Abstract

The objective of this paper is to discuss a methodology used to assess the erosion risk of well equipment in an HPHT gas field offshore Egypt. Raven is an offshore subsea HPHT wet gas field located in the West Nile Delta region. During the well design phase a few challenges were faced with the erosion assessment of the Sub-Surface Safety Valve (SSSV).

A preliminary erosion study assuming dry gas with no liquids in the tubing showed excessive erosion rates and the potential outcome of having to choke back production. The analysis was performed using different erosion models and empirical formulas and all gave comparable results.

In high rate gas wells the worst case for erosion is in dry gas conditions due to the direct impingement of the produced solids particles with the metal, as there is no liquid to provide ‘cushion’ effect. The metal loss is greatly reduced if there is a liquid film present on the internal surface of the completion equipment, effectively dampening the impact energy of the solid particles with the metal. Produced formation water can help mitigate the erosion rate however it is anticipated that it will be produced only late in field life. The worst case for erosion is experienced at the end-of-plateau conditions, years before water breakthrough.
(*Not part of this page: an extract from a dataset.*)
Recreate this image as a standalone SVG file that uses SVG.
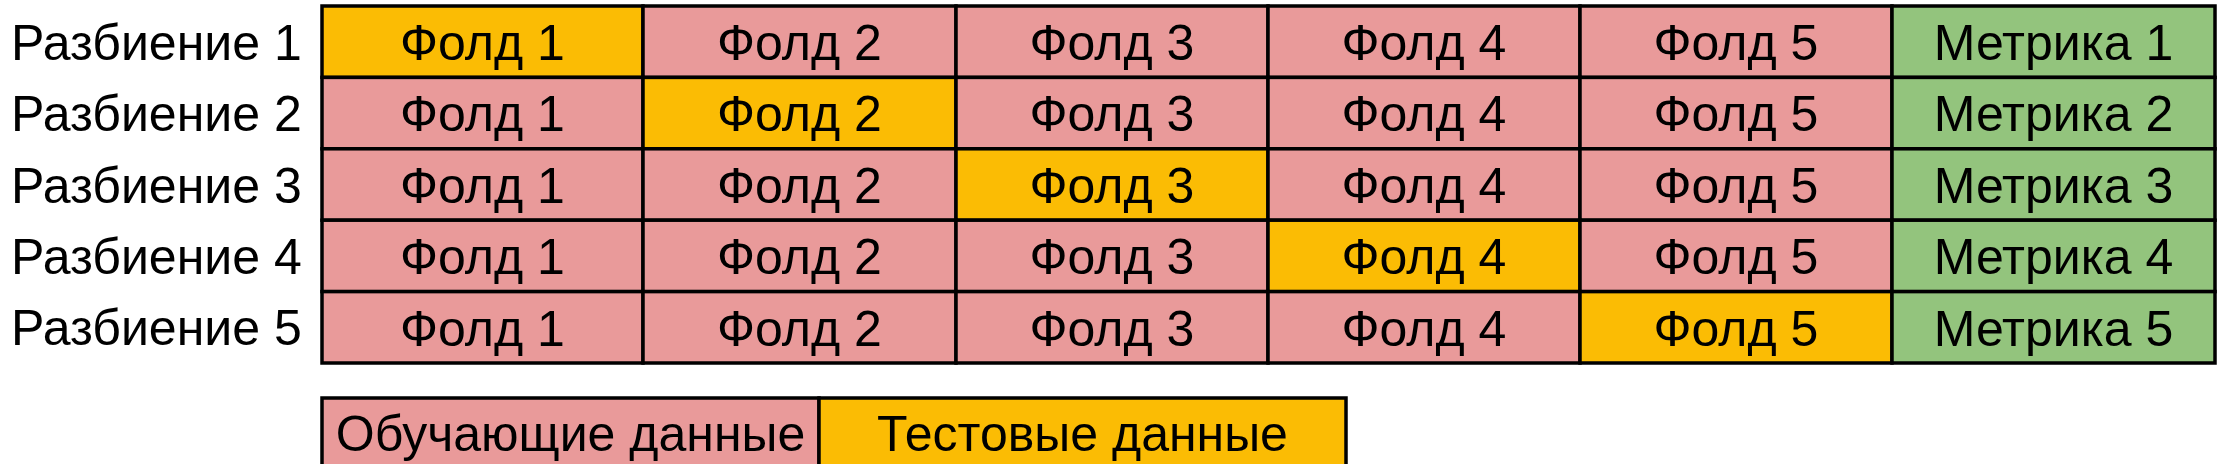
<svg xmlns="http://www.w3.org/2000/svg" width="2220" height="464" viewBox="0 0 2220 464">
<style>
.tr{fill:#E99A9A;stroke:#000;stroke-width:3.5}
.ts{fill:#FBBC04;stroke:#000;stroke-width:3.5}
.mt{fill:#93C47D;stroke:#000;stroke-width:3.5}
text{font-family:"Liberation Sans",Arial,sans-serif;font-size:50px;fill:#000}
.c{text-anchor:middle}
</style>
<rect width="2220" height="464" fill="#fff"/>
<g id="labels">
<text x="11" y="60">Разбиение 1</text>
<text x="11" y="131">Разбиение 2</text>
<text x="11" y="203">Разбиение 3</text>
<text x="11" y="274">Разбиение 4</text>
<text x="11" y="345">Разбиение 5</text>
</g>
<g id="row1">
<rect class="ts" x="322" y="6" width="321" height="71.4"/><text class="c" x="482.5" y="59.5">Фолд 1</text>
<rect class="tr" x="643" y="6" width="313" height="71.4"/><text class="c" x="799.5" y="59.5">Фолд 2</text>
<rect class="tr" x="956" y="6" width="312" height="71.4"/><text class="c" x="1112" y="59.5">Фолд 3</text>
<rect class="tr" x="1268" y="6" width="312" height="71.4"/><text class="c" x="1424" y="59.5">Фолд 4</text>
<rect class="tr" x="1580" y="6" width="312" height="71.4"/><text class="c" x="1736" y="59.5">Фолд 5</text>
<rect class="mt" x="1892" y="6" width="323" height="71.4"/><text class="c" x="2053.5" y="59.5">Метрика 1</text>
</g>
<g id="row2">
<rect class="tr" x="322" y="77.4" width="321" height="71.4"/><text class="c" x="482.5" y="131">Фолд 1</text>
<rect class="ts" x="643" y="77.4" width="313" height="71.4"/><text class="c" x="799.5" y="131">Фолд 2</text>
<rect class="tr" x="956" y="77.4" width="312" height="71.4"/><text class="c" x="1112" y="131">Фолд 3</text>
<rect class="tr" x="1268" y="77.4" width="312" height="71.4"/><text class="c" x="1424" y="131">Фолд 4</text>
<rect class="tr" x="1580" y="77.4" width="312" height="71.4"/><text class="c" x="1736" y="131">Фолд 5</text>
<rect class="mt" x="1892" y="77.4" width="323" height="71.4"/><text class="c" x="2053.5" y="131">Метрика 2</text>
</g>
<g id="row3">
<rect class="tr" x="322" y="148.8" width="321" height="71.4"/><text class="c" x="482.5" y="202.5">Фолд 1</text>
<rect class="tr" x="643" y="148.8" width="313" height="71.4"/><text class="c" x="799.5" y="202.5">Фолд 2</text>
<rect class="ts" x="956" y="148.8" width="312" height="71.4"/><text class="c" x="1112" y="202.5">Фолд 3</text>
<rect class="tr" x="1268" y="148.8" width="312" height="71.4"/><text class="c" x="1424" y="202.5">Фолд 4</text>
<rect class="tr" x="1580" y="148.8" width="312" height="71.4"/><text class="c" x="1736" y="202.5">Фолд 5</text>
<rect class="mt" x="1892" y="148.8" width="323" height="71.4"/><text class="c" x="2053.5" y="202.5">Метрика 3</text>
</g>
<g id="row4">
<rect class="tr" x="322" y="220.2" width="321" height="71.4"/><text class="c" x="482.5" y="274">Фолд 1</text>
<rect class="tr" x="643" y="220.2" width="313" height="71.4"/><text class="c" x="799.5" y="274">Фолд 2</text>
<rect class="tr" x="956" y="220.2" width="312" height="71.4"/><text class="c" x="1112" y="274">Фолд 3</text>
<rect class="ts" x="1268" y="220.2" width="312" height="71.4"/><text class="c" x="1424" y="274">Фолд 4</text>
<rect class="tr" x="1580" y="220.2" width="312" height="71.4"/><text class="c" x="1736" y="274">Фолд 5</text>
<rect class="mt" x="1892" y="220.2" width="323" height="71.4"/><text class="c" x="2053.5" y="274">Метрика 4</text>
</g>
<g id="row5">
<rect class="tr" x="322" y="291.6" width="321" height="71.4"/><text class="c" x="482.5" y="345.5">Фолд 1</text>
<rect class="tr" x="643" y="291.6" width="313" height="71.4"/><text class="c" x="799.5" y="345.5">Фолд 2</text>
<rect class="tr" x="956" y="291.6" width="312" height="71.4"/><text class="c" x="1112" y="345.5">Фолд 3</text>
<rect class="tr" x="1268" y="291.6" width="312" height="71.4"/><text class="c" x="1424" y="345.5">Фолд 4</text>
<rect class="ts" x="1580" y="291.6" width="312" height="71.4"/><text class="c" x="1736" y="345.5">Фолд 5</text>
<rect class="mt" x="1892" y="291.6" width="323" height="71.4"/><text class="c" x="2053.5" y="345.5">Метрика 5</text>
</g>
<g id="legend">
<rect class="tr" x="322" y="398" width="497" height="80"/><text class="c" x="570.5" y="451">Обучающие данные</text>
<rect class="ts" x="819" y="398" width="527" height="80"/><text class="c" x="1082.5" y="451">Тестовые данные</text>
</g>
</svg>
The next step of the study was then to estimate the amount of condensate dropout in the tubing as a mean of controlling the metal loss. The relatively low expected Condensate Gas Ratio (CGR) of the reservoir fluid implied that the predominant flow regime within the tubing would either be mist or annular flow, but to determine the rate of metal loss it was necessary to quantify the relative velocities of the liquid and gas phases. A black oil retrograde condensate PVT model was generated from a tuned Equation of State (EoS) model and was used in a nodal analysis tool to estimate liquid dropout across the tubing length. The erosion assessment was re-evaluated this time considering the liquid dropout at the SSSV (process conditions) showing an acceptable erosion rate.

This approach can be applied on many high rate gas fields where erosion rate is a threat that could impact the production rates. In our case, demonstrating the presence and quantifying the amount of liquid film in the tubing and the positive effect on reducing erosion, helped define appropriate operating envelopes to deliver the required well potentials.